Many people with serious mental illnesses don’t have deep family or community support systems, said Chad Bolstrom, a licensed counselor who runs the Vail Place clubhouse in South Uptown.

Vail Place is a community resource center for people with a serious or persistent mental illness.

It provides its members everything from socialization and recreation activities to daily meals, work and education opportunities.

“We’re one of the places that they know people see them for their strengths,” Bolstrom said.

Bolstrom said Vail Place closed its physical spaces on March 17, the day Gov. Tim Walz’s first stay-at-home order went into effect.

Bolstrom said many members have co-occurring conditions such as asthma that would elevate their risk should they contract COVID-19.

Since physically closing, Bolstrom said food security and physical isolation have been issues for members and that many feel unsafe venturing out of their homes.

The organization, which has retained its entire staff, has been coordinating grocery deliveries and connecting people to resources. It has also built a “virtual” clubhouse and has been trying to get members who don’t have laptops or smartphones access to low-cost devices.

So far, most Vail Place members have remained stable, Bolstrom said. The one member who was hospitalized has been released, and a lot have been talking about how they’re managing anxiety, boredom and depression.

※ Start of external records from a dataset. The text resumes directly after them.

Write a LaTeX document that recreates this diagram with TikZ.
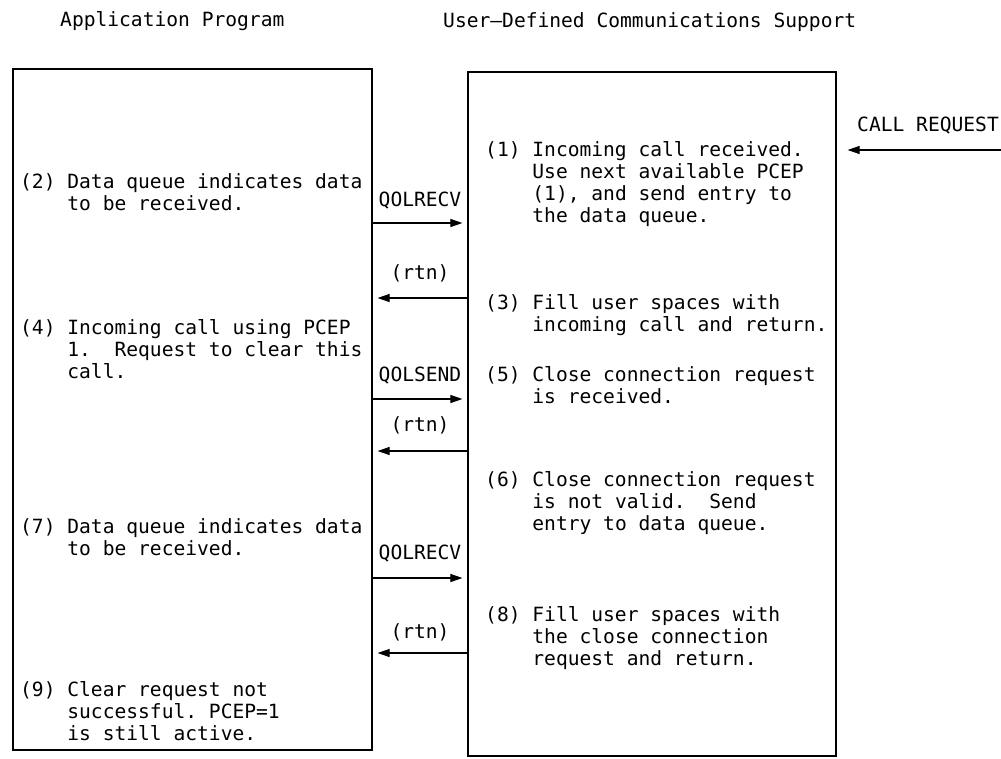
\documentclass[tikz,border=0pt]{standalone}
\usepackage{fontspec}
\newfontfamily\monofont{DejaVu Sans Mono}
\usetikzlibrary{arrows.meta}
% hanging indent equal to the width of a step number "(n) "
\newcommand{\ind}{\hphantom{(0)\ }}
% a step description: lines kept as typed, baseline on the first line
\newcommand{\steptext}[1]{\begin{tabular}[t]{@{}l@{}}#1\end{tabular}}
\begin{document}
\begin{tikzpicture}[x=1pt,y=-1pt,
  txt/.style={font=\monofont\fontsize{19.6}{22}\selectfont\frenchspacing, inner sep=0pt},
  para/.style={txt, anchor=base west},
  lbl/.style={txt, anchor=base},
  box/.style={draw, line width=1.2pt, inner sep=0pt},
  arr/.style={line width=1.1pt, -{Triangle[length=12pt,width=8pt]}}]

\useasboundingbox (0,0) rectangle (1001,758);

% column headings
\node[txt, anchor=base west] (hleft)  at (60,26)  {Application Program};
\node[txt, anchor=base west] (hright) at (443,27) {User—Defined Communications Support};

% the two process boxes
\node[box, minimum width=359pt, minimum height=681pt] (app) at (192.5,409.5) {};
\node[box, minimum width=368pt, minimum height=684pt] (ucs) at (652,414) {};

% application program steps
\node[para] (s2) at (20,188) {\steptext{(2) Data queue indicates data\\\ind to be received.}};
\node[para] (s4) at (20,334) {\steptext{(4) Incoming call using PCEP\\\ind 1.\ \ Request to clear this\\\ind call.}};
\node[para] (s7) at (20,533) {\steptext{(7) Data queue indicates data\\\ind to be received.}};
\node[para] (s9) at (20,696) {\steptext{(9) Clear request not\\\ind successful. PCEP=1\\\ind is still active.}};

% communications support steps
\node[para] (s1) at (485,156) {\steptext{(1) Incoming call received.\\\ind Use next available PCEP\\\ind (1), and send entry to\\\ind the data queue.}};
\node[para] (s3) at (485,309) {\steptext{(3) Fill user spaces with\\\ind incoming call and return.}};
\node[para] (s5) at (485,381) {\steptext{(5) Close connection request\\\ind is received.}};
\node[para] (s6) at (485,486) {\steptext{(6) Close connection request\\\ind is not valid.\ \ Send\\\ind entry to data queue.}};
\node[para] (s8) at (485,621) {\steptext{(8) Fill user spaces with\\\ind the close connection\\\ind request and return.}};

% incoming call from the network
\node[txt, anchor=base west] (callreq) at (857,131) {CALL REQUEST};
\coordinate (netend) at (1001,150);
\draw[arr, shorten >=11pt] (netend) -- (ucs.east |- netend);

% API calls and returns
\node[lbl] (c1) at (420,206) {QOLRECV};
\draw[arr, shorten >=5pt] (app.east |- 0,223) -- (ucs.west |- 0,223);
\node[lbl] (r1) at (420,279) {(rtn)};
\draw[arr, shorten >=5pt] (ucs.west |- 0,298) -- (app.east |- 0,298);
\node[lbl] (c2) at (420,381) {QOLSEND};
\draw[arr, shorten >=5pt] (app.east |- 0,399) -- (ucs.west |- 0,399);
\node[lbl] (r2) at (420,431) {(rtn)};
\draw[arr, shorten >=5pt] (ucs.west |- 0,451) -- (app.east |- 0,451);
\node[lbl] (c3) at (420,559) {QOLRECV};
\draw[arr, shorten >=5pt] (app.east |- 0,578) -- (ucs.west |- 0,578);
\node[lbl] (r3) at (420,638) {(rtn)};
\draw[arr, shorten >=5pt] (ucs.west |- 0,653) -- (app.east |- 0,653);

\end{tikzpicture}
\end{document}
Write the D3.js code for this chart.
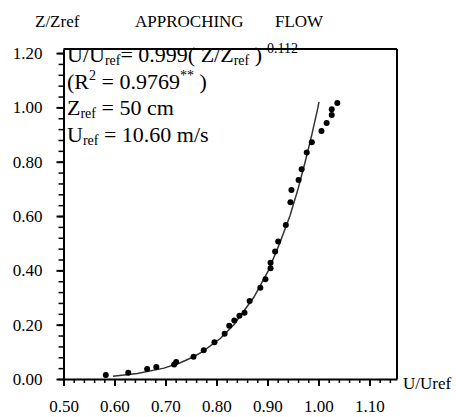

“I’ve been impressed with how the community has pulled together,” he said.

Vail Place member and Southwest Minneapolis resident Lori Megow has been attending virtual clubhouse meetings and classes and remotely working for the organization’s business department during the pandemic.

Megow, who has bipolar and anxiety disorders, said working remotely has gone smoothly and that she cried during her first telephone meeting because she was so happy to hear other people’s voices.

“It’s important to try and keep the clubhouse running so that way we have a place to go back to,” she said.

‘Void in his life’

At the Mount Olivet Day Services, operations have also been shut down since March 17, program director Ginny Cullen said.

That was nearly two weeks before the state Department of Human Services ordered any adult day programs that remained open to close.

Before the pandemic, up to 35 adults with functional disabilities came to the program each weekday for meals, socialization and activities such as exercise and crafts. About 60 people are enrolled; their average age is 79.

Most program participants live with a family member or live in group housing, Cullen said, noting that participation provides a respite for caregivers.

Over the past month, Cullen has been calling participants, most of whom have been confined to their homes. She and her staff have mailed puzzles and other activities to participants.

Some participants have struggled, and others have been able to establish routines, Cullen said. One has been talking daily with a program volunteer. Another is sorting through pictures with her daughter.

Sandy Schley said husband, Duane, has remained in good spirits during the quarantine — particularly after their son came by one day to play guitar — but that he sleeps more.

She said she tries to keep him active but it’s hard for her to provide the same level of excitement as Mount Olivet did.

“There’s a void in his life,” she said.

To be Duane’s full-time caregiver, Sandy left her full-time “post-retirement” job as a software project manager at Epicor. She had been there since 2011.

“It was bittersweet,” she said. “It wasn’t really the way I had intended for it to go.”

Windom resident Marie Morocco had been sending her mom, Fran Jones, to Mount Olivet since last summer.

She said her mother, who has dementia, is doing fine during the pandemic but that it’s hard to consistently keep her engaged.

Morocco, a nurse who works full time, said she cares for Jones on her own.

That hadn’t always been easy before the pandemic for Morocco, who is starting an organization aimed at easing caregiver burnout.

When Mount Olivet closed, Morocco scrambled to find friends who could watch her mother. She said she has struggled to find quality caregivers and wishes the federal government would have provided relief to people in her situation.

“I imagine I’m not the only one who’s scrambling,” she said.